* WHAT YOU ARE ASKED TO DO:
What is the number of lines in the data holding the word "this"? Give that number by itself.

* THE RECORDS:

# # # #

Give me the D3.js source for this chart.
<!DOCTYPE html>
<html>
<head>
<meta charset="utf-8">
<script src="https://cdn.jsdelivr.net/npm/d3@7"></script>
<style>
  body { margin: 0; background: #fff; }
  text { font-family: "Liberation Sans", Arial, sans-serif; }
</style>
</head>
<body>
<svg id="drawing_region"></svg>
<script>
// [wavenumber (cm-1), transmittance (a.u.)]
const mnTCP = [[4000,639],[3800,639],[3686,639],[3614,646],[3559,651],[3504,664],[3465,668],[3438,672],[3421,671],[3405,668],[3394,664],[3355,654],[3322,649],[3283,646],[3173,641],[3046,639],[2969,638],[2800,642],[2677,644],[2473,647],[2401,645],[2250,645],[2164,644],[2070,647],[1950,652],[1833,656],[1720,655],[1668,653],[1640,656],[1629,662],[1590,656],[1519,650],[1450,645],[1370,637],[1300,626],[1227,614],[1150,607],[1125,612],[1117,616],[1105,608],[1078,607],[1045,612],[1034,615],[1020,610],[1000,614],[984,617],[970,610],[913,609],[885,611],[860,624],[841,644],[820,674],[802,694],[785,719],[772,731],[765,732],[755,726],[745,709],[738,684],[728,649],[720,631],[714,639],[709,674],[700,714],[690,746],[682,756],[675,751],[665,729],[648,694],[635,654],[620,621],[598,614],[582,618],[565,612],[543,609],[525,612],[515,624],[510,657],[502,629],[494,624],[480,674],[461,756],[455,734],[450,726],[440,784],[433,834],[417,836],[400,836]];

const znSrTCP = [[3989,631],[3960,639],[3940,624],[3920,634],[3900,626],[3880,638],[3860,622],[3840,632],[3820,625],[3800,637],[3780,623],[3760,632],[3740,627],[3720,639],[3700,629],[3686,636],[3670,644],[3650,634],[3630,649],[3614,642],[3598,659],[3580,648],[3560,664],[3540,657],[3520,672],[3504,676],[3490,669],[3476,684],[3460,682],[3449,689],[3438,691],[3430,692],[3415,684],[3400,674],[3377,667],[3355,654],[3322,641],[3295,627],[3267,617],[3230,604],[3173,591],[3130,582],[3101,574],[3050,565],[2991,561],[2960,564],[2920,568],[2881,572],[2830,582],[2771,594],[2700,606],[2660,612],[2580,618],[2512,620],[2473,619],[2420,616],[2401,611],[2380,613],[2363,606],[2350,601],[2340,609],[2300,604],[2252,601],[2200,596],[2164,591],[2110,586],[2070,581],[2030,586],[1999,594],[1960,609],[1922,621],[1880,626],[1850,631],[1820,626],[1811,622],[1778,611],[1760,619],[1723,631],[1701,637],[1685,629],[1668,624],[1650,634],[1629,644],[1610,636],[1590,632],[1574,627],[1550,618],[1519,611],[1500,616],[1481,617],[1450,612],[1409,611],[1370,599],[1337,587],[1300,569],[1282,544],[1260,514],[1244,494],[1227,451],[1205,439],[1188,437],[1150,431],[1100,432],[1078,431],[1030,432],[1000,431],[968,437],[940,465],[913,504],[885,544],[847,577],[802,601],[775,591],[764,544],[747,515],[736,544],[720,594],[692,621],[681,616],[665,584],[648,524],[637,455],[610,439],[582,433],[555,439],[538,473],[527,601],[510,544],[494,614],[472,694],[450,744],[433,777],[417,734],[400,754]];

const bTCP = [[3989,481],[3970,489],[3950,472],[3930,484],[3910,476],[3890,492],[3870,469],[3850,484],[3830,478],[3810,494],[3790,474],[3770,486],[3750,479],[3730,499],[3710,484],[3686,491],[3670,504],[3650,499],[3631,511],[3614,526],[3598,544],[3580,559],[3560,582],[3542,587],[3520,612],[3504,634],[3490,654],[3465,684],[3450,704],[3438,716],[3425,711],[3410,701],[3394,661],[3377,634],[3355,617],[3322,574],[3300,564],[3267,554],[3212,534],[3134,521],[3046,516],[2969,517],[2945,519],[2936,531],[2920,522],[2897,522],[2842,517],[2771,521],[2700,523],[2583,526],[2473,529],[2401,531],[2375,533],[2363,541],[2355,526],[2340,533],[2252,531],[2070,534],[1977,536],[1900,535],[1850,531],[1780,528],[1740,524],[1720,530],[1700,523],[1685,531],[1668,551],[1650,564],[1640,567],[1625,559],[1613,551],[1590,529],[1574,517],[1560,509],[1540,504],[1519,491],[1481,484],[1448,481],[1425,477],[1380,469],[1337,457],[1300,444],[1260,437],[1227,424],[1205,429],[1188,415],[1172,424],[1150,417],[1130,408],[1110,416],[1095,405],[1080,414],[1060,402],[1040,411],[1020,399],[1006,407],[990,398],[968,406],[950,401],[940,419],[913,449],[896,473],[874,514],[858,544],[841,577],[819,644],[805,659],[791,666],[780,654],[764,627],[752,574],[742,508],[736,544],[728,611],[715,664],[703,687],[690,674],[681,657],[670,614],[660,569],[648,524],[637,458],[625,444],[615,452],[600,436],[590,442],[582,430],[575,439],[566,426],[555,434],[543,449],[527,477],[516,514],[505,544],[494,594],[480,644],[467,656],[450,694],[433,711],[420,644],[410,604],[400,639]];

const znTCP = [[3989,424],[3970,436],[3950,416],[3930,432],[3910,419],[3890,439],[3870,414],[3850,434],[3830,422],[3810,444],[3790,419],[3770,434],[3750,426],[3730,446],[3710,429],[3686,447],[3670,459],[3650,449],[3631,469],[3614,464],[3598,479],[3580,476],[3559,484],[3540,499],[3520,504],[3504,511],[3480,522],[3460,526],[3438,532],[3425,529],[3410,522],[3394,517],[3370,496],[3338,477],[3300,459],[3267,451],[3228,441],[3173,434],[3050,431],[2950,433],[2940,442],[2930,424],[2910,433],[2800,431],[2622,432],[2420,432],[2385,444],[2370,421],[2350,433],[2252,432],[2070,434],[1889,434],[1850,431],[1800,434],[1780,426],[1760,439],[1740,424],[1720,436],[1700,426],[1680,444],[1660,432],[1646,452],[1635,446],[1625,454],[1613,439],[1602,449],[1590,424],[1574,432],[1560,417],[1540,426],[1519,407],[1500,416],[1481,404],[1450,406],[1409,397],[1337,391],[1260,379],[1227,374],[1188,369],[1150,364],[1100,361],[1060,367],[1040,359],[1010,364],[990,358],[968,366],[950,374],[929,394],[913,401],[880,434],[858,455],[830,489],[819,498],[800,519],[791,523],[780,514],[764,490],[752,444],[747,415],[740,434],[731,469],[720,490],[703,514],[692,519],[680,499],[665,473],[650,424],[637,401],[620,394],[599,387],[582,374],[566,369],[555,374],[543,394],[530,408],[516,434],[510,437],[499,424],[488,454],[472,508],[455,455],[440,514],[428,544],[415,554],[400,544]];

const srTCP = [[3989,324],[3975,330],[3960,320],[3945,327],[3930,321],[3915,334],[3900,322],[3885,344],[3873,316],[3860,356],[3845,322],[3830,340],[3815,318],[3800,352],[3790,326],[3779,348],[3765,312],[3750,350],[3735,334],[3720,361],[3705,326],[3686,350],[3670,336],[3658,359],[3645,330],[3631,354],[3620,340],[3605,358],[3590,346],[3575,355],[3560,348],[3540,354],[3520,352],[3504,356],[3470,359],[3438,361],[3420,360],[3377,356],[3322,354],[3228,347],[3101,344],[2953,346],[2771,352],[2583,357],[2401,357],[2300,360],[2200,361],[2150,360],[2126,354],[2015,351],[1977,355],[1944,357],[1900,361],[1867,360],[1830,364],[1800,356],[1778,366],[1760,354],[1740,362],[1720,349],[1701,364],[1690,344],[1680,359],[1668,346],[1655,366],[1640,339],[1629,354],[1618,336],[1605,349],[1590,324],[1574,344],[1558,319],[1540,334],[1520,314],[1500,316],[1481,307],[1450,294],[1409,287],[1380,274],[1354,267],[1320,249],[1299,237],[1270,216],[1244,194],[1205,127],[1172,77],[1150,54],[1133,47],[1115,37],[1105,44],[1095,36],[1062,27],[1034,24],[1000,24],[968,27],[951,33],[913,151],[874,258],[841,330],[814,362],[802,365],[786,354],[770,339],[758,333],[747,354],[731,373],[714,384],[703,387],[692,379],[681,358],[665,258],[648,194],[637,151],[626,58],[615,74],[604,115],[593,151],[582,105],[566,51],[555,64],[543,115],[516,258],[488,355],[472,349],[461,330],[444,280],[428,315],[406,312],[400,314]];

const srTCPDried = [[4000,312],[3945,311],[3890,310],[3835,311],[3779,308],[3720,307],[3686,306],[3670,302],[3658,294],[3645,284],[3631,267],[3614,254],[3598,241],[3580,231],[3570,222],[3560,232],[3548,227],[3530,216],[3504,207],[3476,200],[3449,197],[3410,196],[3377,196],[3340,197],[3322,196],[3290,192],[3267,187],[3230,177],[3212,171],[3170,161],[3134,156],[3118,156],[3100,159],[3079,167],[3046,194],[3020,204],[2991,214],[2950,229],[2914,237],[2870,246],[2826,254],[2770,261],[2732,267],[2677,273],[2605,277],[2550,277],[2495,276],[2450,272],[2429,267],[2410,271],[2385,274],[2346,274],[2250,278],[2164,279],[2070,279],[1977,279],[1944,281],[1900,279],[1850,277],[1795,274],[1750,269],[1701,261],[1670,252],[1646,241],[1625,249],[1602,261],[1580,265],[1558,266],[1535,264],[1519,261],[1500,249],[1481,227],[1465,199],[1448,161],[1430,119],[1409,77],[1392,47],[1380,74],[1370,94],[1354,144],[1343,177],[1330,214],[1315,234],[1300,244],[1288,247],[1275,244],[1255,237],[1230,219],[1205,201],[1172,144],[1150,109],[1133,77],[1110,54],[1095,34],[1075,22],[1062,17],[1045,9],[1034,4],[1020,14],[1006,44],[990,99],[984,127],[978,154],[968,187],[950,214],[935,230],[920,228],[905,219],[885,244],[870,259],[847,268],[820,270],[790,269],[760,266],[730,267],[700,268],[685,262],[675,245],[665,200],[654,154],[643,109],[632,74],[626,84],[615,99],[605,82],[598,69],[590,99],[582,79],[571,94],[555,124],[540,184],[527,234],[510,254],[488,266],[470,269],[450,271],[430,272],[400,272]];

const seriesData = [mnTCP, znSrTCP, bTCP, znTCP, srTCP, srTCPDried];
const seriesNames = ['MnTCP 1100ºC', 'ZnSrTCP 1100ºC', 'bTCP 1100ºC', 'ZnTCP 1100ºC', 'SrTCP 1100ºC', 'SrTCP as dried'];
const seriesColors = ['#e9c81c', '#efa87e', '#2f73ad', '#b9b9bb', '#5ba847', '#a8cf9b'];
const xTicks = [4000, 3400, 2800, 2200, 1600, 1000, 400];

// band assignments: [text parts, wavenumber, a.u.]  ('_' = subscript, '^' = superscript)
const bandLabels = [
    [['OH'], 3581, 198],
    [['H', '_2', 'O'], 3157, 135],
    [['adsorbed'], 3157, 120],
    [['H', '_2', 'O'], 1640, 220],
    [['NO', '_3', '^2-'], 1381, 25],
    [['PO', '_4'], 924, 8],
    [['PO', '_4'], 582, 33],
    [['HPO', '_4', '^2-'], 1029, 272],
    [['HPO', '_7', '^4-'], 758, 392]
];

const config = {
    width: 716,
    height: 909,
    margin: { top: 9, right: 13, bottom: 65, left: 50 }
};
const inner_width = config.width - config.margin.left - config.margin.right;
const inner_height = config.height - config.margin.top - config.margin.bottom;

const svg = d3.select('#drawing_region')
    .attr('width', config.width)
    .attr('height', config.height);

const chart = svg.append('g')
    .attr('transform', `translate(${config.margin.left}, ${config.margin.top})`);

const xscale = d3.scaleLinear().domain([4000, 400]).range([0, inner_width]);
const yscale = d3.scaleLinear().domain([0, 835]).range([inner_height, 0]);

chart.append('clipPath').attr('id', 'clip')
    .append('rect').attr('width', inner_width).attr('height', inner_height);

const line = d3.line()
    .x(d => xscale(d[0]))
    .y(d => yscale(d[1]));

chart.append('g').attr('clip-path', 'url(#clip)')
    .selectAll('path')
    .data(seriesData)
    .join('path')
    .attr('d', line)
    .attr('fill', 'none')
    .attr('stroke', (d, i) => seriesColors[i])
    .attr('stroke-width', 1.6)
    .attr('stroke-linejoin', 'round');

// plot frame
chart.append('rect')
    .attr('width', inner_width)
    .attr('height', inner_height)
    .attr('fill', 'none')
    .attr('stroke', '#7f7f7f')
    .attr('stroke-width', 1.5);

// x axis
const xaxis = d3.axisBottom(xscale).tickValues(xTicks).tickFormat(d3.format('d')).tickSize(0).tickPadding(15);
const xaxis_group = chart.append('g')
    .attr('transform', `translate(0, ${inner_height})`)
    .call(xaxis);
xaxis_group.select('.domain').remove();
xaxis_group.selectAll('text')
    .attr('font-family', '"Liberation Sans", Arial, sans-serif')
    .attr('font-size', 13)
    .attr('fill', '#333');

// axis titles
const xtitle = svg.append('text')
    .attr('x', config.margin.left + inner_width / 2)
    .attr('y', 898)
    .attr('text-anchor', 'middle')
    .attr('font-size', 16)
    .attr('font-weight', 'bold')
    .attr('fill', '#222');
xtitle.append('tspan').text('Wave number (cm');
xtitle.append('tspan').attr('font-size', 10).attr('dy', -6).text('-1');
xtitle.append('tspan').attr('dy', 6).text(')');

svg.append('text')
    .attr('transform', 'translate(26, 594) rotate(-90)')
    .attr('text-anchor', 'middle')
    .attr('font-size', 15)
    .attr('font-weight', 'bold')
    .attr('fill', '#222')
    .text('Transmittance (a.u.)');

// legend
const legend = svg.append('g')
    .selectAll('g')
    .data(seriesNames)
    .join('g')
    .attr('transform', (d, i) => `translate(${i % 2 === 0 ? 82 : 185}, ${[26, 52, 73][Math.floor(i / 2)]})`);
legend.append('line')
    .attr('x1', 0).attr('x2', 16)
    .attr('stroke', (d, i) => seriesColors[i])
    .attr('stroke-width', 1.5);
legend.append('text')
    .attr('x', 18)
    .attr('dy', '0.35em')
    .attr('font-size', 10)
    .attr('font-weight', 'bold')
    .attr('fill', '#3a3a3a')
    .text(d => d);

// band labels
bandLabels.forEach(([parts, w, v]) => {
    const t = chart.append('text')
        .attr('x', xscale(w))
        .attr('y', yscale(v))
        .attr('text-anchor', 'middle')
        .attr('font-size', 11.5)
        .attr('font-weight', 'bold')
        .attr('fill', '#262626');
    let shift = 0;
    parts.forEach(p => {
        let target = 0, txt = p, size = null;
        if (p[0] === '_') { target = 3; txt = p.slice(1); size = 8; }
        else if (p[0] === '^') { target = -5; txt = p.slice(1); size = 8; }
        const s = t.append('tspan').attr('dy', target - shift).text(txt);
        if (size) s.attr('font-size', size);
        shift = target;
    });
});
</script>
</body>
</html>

# # # #

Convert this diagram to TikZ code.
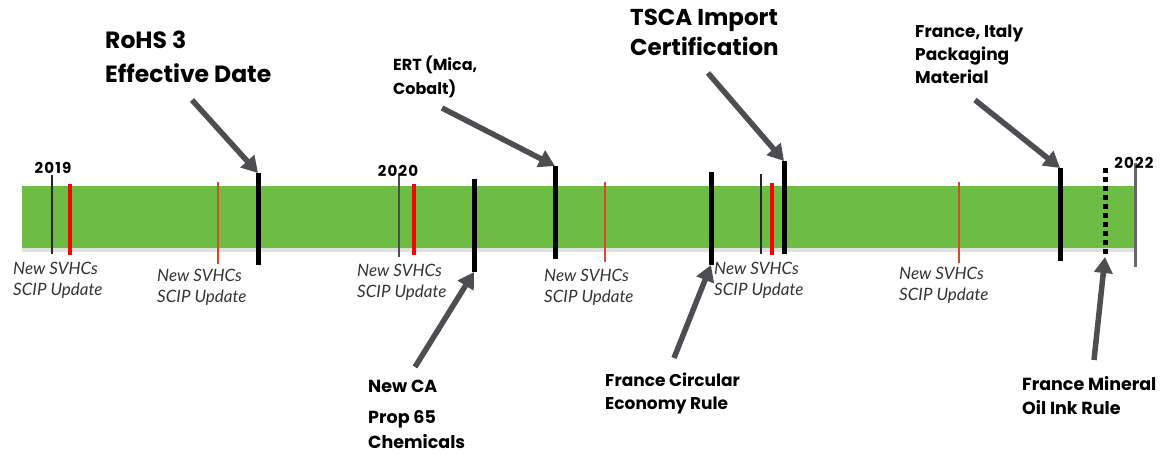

# # # #

* FINAL RESULT:
2